Resolve Salvage & Fire, appointed by the owners and insurers of the Rena are using specialist heavy-lifting equipment to remove cargo, wreck and container debris over approximately 10,000 square metres from around the wreck.
This work would enable scientists to undertake a more detailed study of the surface of the reef to help determine what if any contaminants remain trapped. Resolve will manage the removal of identified contaminants.
Professor Battershill said that the work is being carried out as quickly as possible but a full analysis would take time.
"We are working hard to get more information for the public as soon as we can. Once all the sampling, testing and analysis has taken place it is likely to be March when we will next be able to provide an update."
The ship split in two in early January last year and salvage operations before that had been unable to reach the containers as they were in the lower holds and inaccessible.
Of the 1368 containers carried on board at the time of the grounding, 1007 have been recovered.
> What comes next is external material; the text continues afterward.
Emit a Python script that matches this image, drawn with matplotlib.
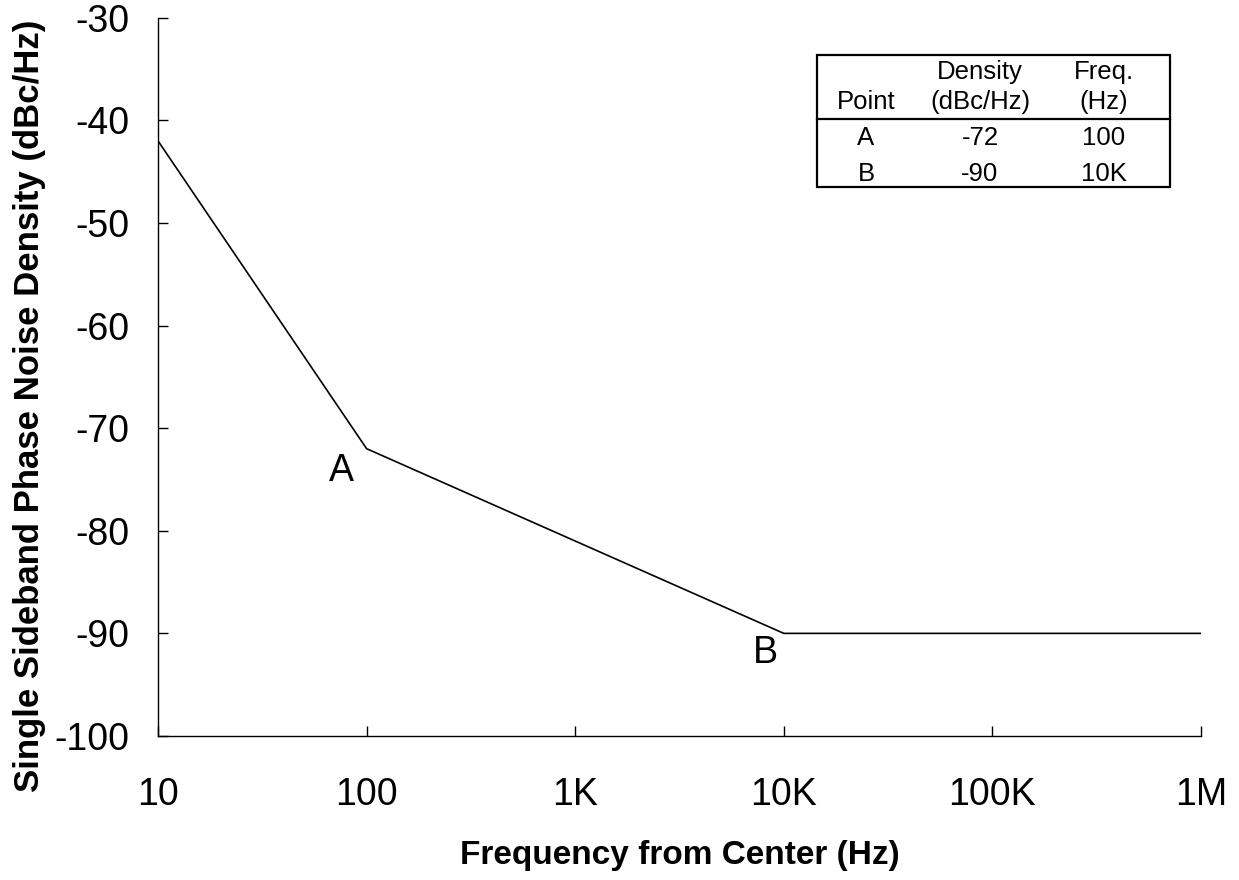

Resolve is using specialist heavy-lifting equipment to remove the large amounts of remaining cargo, wreck and container debris from an area approximately 10,000 square metres around the wreck.
More than 256 tonnes of debris has been removed in the last month.
Studies into the environmental, cultural, economic and safety impacts of the different options for dealing with the wreck were near complete.
A further round of community consultation will be held in late next month, before a final decision is made.